The team brought a single example of the new wing to Austin and declared it to the FIA as a new part, although the plan was always to wait until Mexico to run it on track.
However, the new wing caught the eye of rivals because of the potential aerodynamic impact of its prominent slot gap separators.
Mercedes technical director Mike Elliot said that the team believes the wing is legal, but he conceded that it might not be worth the risk of having to defend the new design should it be contested.
Thus, the team will decide next week whether or not to modify it in order to avoid any issues with the FIA when it does take to the track.
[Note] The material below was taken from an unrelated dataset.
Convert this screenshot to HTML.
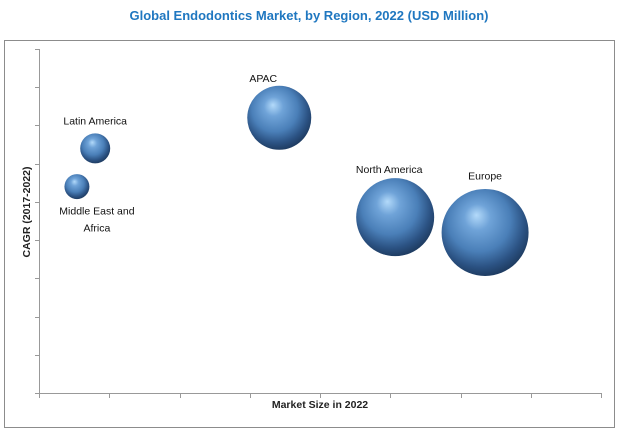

“We brought the front wing here actually just freight-wise,” said Elliott. “It wasn’t meant to run this weekend, we only bought one of them. So we’ve not got enough. The plan was to run it in the next race.
“We always try to make sure not only have we got enough for each driver, but enough that if we have an off, that we’ve got a replacement.
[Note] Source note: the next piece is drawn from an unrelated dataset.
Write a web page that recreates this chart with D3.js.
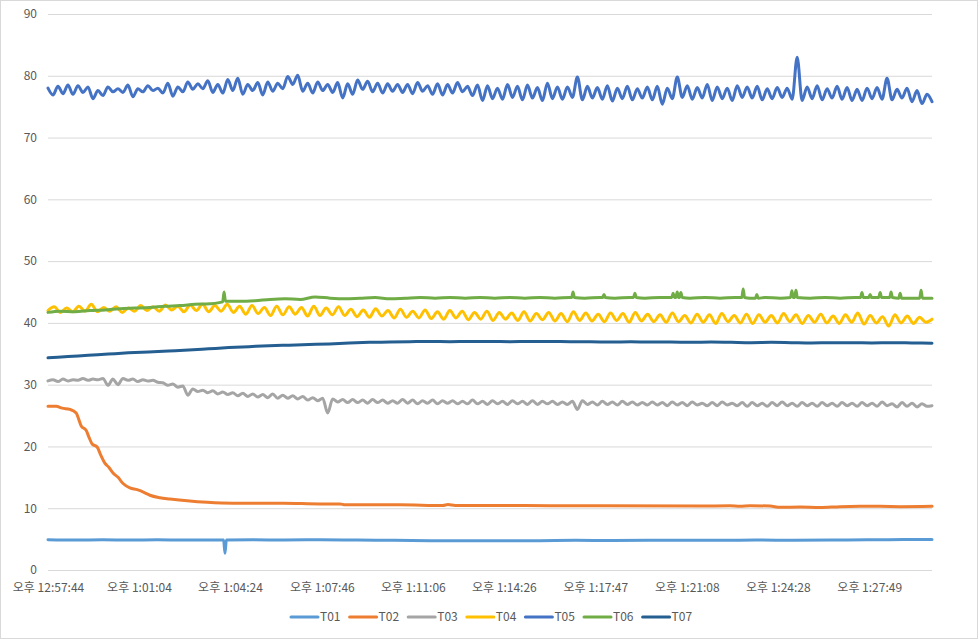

“I think there’s a fuss about it, because in the regulations, it talks about the primary use being for mechanical or measurement purposes. And clearly, there’s a secondary benefit of an aerodynamic design that’s in there as well.
“We’ll decide whether we want to argue that one or not. It’s actually not worth a huge amount. That detail looks interesting, but it’s not the big thing on the front wing.”
Elliott stressed that the design had been approved by the FIA, although as always that doesn’t mean that it can’t be challenged later.
“We go through a CAD review process with the FIA before we come to the circuit, that happens all the time,” he said. “And so it was something that was seen there. And then they came back and said, ‘We’re not so sure about this.’
“I think if you look at the regulations, there’s about 40-odd incidences in the regulations of ‘sole purpose’. In this case, it doesn’t say ‘sole purpose’, it says ‘primary purpose’.
Mercedes W13 front wing comparison
Photo by: Giorgio Piola
“So I think there’s an argument to be had. Whether we want to have it as another question, if it’s probably not worthwhile.”
Elliott said the team has yet to decide to stick with it or make changes for Mexico.
“We’ll decide what we do this week. We haven’t really made up our minds. I think personally, we could argue them, but the question becomes whether we want to or not?
“I think the gain for those bits is so small, is it worth the risk of falling foul of the stewards? We always go through and make those decisions. But because we weren’t going to run it this weekend, and we’ve not spent a lot of time thinking about it. We’ll do that in the sort of calmness between the races.”
The wing is part of a bigger package that Elliott confirmed is the last of the year.
“Just generally, it’s about adding efficiency and performance to the car and trying to move it in the right direction with what we wanted to do with the drivers,” he said.
“So floor-wise, most of it is in the sort of the floor edge wing you can see, also the fences at the front of the floor, and really it’s just about trying to draw the air through the floor a bit more and generating a bit more performance.
“The front wing itself, which we won’t run this week, other than the separators, that’s sort of endplate detail, and how it interacts with the front of the car.
“And then the rear wing is just trying to move up the efficiency slope, just find a little bit of efficiency in the rear wing endplates.”